* _Set exercise_: Without the pictures, output the lines of the material from the very first through the one that holds "1.46, 1.40, 1.36, 1.32, 1.29]".

---

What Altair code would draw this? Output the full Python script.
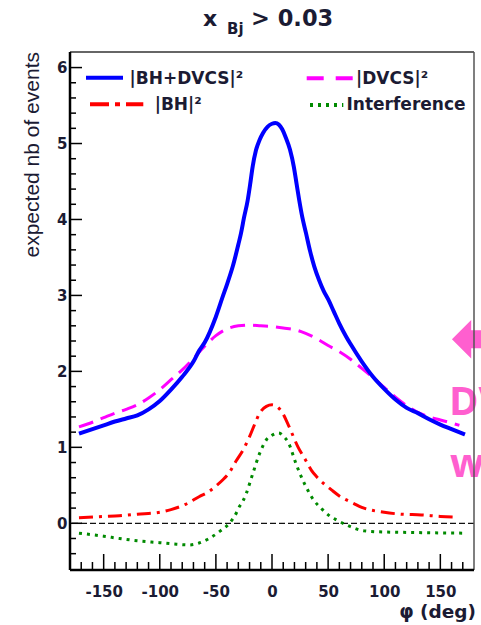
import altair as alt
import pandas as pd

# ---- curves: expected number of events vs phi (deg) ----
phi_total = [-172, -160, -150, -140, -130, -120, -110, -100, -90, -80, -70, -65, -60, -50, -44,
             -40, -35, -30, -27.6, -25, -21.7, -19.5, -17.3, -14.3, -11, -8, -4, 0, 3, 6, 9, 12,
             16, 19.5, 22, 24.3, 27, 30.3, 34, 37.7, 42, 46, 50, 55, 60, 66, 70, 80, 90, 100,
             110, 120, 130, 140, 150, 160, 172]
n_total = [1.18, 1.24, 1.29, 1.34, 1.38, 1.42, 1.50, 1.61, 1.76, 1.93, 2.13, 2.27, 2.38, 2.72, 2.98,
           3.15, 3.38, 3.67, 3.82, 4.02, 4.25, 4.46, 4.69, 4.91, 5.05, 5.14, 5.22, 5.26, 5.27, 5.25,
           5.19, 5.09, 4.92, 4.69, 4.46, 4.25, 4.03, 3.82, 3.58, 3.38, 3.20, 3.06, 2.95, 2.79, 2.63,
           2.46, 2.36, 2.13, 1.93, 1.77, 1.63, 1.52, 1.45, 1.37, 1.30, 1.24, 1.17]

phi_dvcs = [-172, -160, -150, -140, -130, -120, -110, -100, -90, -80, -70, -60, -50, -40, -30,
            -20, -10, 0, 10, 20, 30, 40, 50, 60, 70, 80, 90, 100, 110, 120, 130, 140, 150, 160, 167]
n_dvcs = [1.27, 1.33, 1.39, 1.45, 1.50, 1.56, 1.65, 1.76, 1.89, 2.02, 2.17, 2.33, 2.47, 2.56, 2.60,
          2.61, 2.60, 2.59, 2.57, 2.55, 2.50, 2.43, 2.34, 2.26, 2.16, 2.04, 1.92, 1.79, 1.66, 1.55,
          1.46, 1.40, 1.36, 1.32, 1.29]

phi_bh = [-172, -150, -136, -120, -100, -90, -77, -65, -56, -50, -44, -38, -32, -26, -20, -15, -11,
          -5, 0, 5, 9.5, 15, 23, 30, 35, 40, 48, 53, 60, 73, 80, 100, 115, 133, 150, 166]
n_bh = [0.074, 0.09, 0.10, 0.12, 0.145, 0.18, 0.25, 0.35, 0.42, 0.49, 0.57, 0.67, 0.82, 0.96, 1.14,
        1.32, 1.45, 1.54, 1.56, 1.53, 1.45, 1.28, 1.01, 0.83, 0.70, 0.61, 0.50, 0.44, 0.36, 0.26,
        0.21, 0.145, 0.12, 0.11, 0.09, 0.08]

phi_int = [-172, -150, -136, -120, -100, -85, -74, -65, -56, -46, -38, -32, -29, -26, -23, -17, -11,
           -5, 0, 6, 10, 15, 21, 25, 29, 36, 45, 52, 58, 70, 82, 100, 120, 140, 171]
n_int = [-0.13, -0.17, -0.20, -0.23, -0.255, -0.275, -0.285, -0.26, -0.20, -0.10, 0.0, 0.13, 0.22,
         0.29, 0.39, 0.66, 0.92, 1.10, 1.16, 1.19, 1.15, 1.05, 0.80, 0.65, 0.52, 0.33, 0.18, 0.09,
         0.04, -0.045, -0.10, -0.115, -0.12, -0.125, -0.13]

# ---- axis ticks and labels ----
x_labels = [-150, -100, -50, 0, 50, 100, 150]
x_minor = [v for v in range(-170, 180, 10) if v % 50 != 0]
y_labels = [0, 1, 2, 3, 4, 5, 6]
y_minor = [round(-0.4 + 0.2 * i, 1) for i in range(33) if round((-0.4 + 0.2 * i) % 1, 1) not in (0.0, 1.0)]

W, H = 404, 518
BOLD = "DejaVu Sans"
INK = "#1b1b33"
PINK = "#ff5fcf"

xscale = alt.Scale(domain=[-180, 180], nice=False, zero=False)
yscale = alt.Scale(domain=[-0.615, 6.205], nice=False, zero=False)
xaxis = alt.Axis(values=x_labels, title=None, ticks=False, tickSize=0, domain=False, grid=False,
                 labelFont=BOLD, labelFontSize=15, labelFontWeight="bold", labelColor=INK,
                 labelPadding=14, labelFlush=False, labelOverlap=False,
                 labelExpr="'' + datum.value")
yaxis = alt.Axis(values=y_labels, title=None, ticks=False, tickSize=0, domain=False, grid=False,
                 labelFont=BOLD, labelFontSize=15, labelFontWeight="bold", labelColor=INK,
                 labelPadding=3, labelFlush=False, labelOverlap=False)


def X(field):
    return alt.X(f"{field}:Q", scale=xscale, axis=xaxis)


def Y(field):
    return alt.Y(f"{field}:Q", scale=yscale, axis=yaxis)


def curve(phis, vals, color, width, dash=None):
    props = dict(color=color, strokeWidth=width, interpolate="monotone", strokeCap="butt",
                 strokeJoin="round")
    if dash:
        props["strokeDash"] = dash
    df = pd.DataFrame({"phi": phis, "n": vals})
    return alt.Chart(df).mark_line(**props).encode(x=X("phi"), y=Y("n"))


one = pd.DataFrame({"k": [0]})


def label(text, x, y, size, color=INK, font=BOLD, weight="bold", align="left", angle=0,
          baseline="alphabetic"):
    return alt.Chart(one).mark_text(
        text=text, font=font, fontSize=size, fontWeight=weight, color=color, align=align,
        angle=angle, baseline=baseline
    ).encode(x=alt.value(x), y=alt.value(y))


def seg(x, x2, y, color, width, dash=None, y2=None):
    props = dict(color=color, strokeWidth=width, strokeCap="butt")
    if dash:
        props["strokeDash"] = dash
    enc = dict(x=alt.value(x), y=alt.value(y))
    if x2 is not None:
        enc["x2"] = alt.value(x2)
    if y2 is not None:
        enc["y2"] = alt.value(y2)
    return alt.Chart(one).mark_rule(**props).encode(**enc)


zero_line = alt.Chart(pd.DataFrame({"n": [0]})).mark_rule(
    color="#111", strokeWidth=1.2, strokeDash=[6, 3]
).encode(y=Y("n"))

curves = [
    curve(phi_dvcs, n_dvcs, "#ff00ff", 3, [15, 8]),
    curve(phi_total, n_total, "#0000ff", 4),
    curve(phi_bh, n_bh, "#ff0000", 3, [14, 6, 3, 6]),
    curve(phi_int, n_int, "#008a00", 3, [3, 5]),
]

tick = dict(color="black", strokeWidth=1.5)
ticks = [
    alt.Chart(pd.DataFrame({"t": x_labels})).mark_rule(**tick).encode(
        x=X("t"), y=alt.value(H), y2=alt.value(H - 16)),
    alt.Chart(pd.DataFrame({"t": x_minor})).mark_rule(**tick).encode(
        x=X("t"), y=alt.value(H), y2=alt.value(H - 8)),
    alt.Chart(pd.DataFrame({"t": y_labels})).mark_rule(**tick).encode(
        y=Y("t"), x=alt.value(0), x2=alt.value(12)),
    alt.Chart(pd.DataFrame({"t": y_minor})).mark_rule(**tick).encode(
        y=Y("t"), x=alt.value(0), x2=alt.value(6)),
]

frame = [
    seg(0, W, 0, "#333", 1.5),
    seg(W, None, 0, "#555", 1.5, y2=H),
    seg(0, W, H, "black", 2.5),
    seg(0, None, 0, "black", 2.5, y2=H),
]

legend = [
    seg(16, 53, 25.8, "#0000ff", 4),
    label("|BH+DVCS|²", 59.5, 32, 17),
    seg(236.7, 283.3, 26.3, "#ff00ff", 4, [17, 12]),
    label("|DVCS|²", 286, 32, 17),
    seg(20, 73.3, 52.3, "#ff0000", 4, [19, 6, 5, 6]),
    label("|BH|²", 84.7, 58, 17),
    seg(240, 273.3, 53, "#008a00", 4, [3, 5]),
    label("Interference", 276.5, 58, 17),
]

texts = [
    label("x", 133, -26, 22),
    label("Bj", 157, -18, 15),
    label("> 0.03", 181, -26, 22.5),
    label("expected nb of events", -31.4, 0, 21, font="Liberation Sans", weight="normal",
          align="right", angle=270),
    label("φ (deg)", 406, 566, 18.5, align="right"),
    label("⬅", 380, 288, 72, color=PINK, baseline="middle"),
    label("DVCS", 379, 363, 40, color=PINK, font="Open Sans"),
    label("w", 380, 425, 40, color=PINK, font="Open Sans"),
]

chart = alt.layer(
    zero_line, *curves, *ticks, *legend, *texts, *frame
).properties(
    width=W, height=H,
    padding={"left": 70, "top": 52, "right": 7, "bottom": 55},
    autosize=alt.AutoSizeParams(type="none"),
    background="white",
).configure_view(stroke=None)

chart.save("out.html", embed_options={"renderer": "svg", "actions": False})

---

* _Result for this task_:
What Altair code would draw this? Output the full Python script.
import altair as alt
import pandas as pd

# ---- curves: expected number of events vs phi (deg) ----
phi_total = [-172, -160, -150, -140, -130, -120, -110, -100, -90, -80, -70, -65, -60, -50, -44,
             -40, -35, -30, -27.6, -25, -21.7, -19.5, -17.3, -14.3, -11, -8, -4, 0, 3, 6, 9, 12,
             16, 19.5, 22, 24.3, 27, 30.3, 34, 37.7, 42, 46, 50, 55, 60, 66, 70, 80, 90, 100,
             110, 120, 130, 140, 150, 160, 172]
n_total = [1.18, 1.24, 1.29, 1.34, 1.38, 1.42, 1.50, 1.61, 1.76, 1.93, 2.13, 2.27, 2.38, 2.72, 2.98,
           3.15, 3.38, 3.67, 3.82, 4.02, 4.25, 4.46, 4.69, 4.91, 5.05, 5.14, 5.22, 5.26, 5.27, 5.25,
           5.19, 5.09, 4.92, 4.69, 4.46, 4.25, 4.03, 3.82, 3.58, 3.38, 3.20, 3.06, 2.95, 2.79, 2.63,
           2.46, 2.36, 2.13, 1.93, 1.77, 1.63, 1.52, 1.45, 1.37, 1.30, 1.24, 1.17]

phi_dvcs = [-172, -160, -150, -140, -130, -120, -110, -100, -90, -80, -70, -60, -50, -40, -30,
            -20, -10, 0, 10, 20, 30, 40, 50, 60, 70, 80, 90, 100, 110, 120, 130, 140, 150, 160, 167]
n_dvcs = [1.27, 1.33, 1.39, 1.45, 1.50, 1.56, 1.65, 1.76, 1.89, 2.02, 2.17, 2.33, 2.47, 2.56, 2.60,
          2.61, 2.60, 2.59, 2.57, 2.55, 2.50, 2.43, 2.34, 2.26, 2.16, 2.04, 1.92, 1.79, 1.66, 1.55,
          1.46, 1.40, 1.36, 1.32, 1.29]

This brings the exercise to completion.